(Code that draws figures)
● ● ● ● ● ● ●
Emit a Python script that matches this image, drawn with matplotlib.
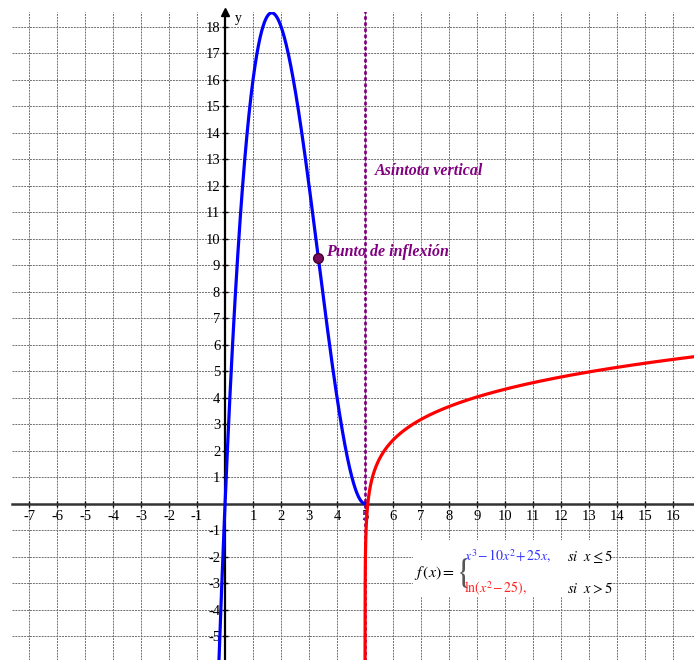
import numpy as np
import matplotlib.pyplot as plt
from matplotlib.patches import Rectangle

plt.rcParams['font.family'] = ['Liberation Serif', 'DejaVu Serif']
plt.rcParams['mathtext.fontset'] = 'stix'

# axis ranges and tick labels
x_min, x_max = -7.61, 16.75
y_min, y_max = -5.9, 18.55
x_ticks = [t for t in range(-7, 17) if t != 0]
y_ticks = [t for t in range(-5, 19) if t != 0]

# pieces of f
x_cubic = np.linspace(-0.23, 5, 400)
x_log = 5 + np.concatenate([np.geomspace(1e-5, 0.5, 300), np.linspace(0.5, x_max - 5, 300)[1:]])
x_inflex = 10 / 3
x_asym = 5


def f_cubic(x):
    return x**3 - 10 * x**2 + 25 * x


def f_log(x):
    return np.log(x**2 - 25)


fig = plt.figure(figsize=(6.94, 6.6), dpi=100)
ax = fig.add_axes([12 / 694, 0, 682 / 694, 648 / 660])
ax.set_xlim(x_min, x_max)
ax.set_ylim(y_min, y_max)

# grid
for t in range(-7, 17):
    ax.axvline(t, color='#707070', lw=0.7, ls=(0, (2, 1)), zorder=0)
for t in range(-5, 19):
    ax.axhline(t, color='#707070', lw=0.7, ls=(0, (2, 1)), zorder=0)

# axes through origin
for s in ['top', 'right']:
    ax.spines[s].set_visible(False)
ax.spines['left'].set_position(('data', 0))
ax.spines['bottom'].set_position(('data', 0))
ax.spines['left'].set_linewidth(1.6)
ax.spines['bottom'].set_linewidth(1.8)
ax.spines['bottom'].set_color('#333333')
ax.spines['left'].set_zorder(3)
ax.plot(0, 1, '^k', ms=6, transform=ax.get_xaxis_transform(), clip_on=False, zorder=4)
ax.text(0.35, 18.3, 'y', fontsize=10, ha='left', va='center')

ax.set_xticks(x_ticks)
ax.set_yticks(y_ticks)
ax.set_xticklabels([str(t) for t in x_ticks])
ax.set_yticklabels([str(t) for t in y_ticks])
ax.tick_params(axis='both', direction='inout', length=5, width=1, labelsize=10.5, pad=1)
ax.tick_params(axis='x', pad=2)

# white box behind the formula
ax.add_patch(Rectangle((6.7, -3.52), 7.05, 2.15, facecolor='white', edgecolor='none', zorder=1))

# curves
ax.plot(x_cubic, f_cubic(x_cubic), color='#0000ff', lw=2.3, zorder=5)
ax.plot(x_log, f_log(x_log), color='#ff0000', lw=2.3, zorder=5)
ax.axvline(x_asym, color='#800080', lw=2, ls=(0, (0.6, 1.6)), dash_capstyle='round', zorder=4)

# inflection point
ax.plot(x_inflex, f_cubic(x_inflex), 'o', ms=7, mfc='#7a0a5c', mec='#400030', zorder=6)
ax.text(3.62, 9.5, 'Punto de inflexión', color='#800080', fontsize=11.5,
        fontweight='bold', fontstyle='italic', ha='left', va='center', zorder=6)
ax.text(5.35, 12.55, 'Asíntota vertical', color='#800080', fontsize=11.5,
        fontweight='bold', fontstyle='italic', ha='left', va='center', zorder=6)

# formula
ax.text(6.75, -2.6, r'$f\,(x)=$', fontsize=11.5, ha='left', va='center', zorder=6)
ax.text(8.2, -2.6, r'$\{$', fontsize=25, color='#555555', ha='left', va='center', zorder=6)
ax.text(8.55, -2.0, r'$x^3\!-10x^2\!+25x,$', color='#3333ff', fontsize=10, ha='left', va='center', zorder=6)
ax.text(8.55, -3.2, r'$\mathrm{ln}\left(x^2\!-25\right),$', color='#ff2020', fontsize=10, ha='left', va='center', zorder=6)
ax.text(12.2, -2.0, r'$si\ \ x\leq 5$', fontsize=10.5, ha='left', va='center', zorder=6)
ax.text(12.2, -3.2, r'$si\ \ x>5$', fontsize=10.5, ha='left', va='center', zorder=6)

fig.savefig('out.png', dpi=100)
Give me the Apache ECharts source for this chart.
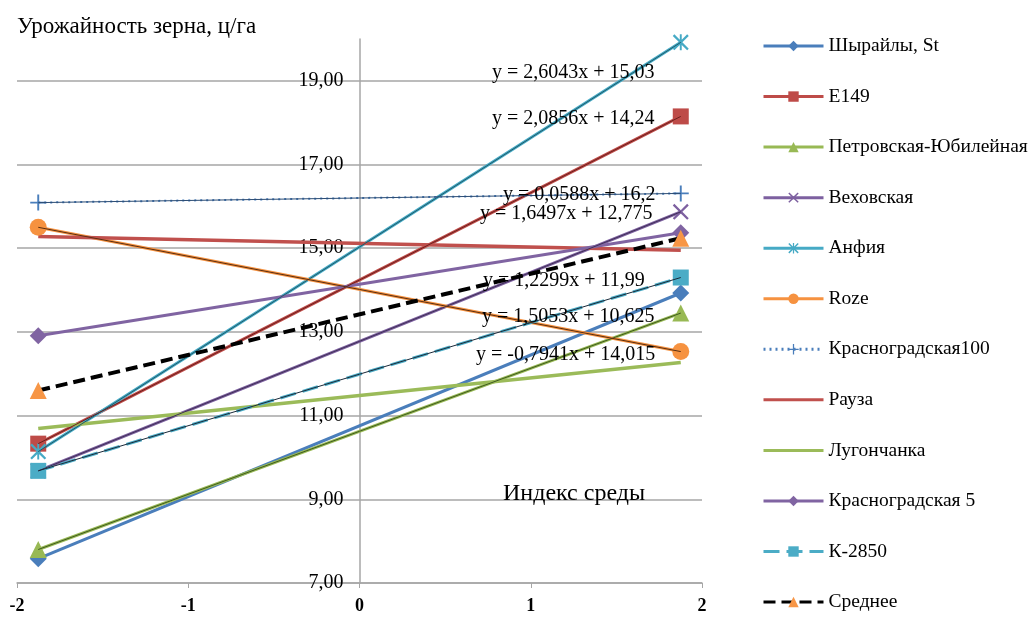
● ● ● ● ● ● ●
[What this task involves]: Begin at the first line of the material and copy each line exactly through the one containing "y_ticks = [t". Omit pictures.

[Task response]:
Emit a Python script that matches this image, drawn with matplotlib.
import numpy as np
import matplotlib.pyplot as plt
from matplotlib.patches import Rectangle

plt.rcParams['font.family'] = ['Liberation Serif', 'DejaVu Serif']
plt.rcParams['mathtext.fontset'] = 'stix'

# axis ranges and tick labels
x_min, x_max = -7.61, 16.75
y_min, y_max = -5.9, 18.55
x_ticks = [t for t in range(-7, 17) if t != 0]
y_ticks = [t for t in range(-5, 19) if t != 0]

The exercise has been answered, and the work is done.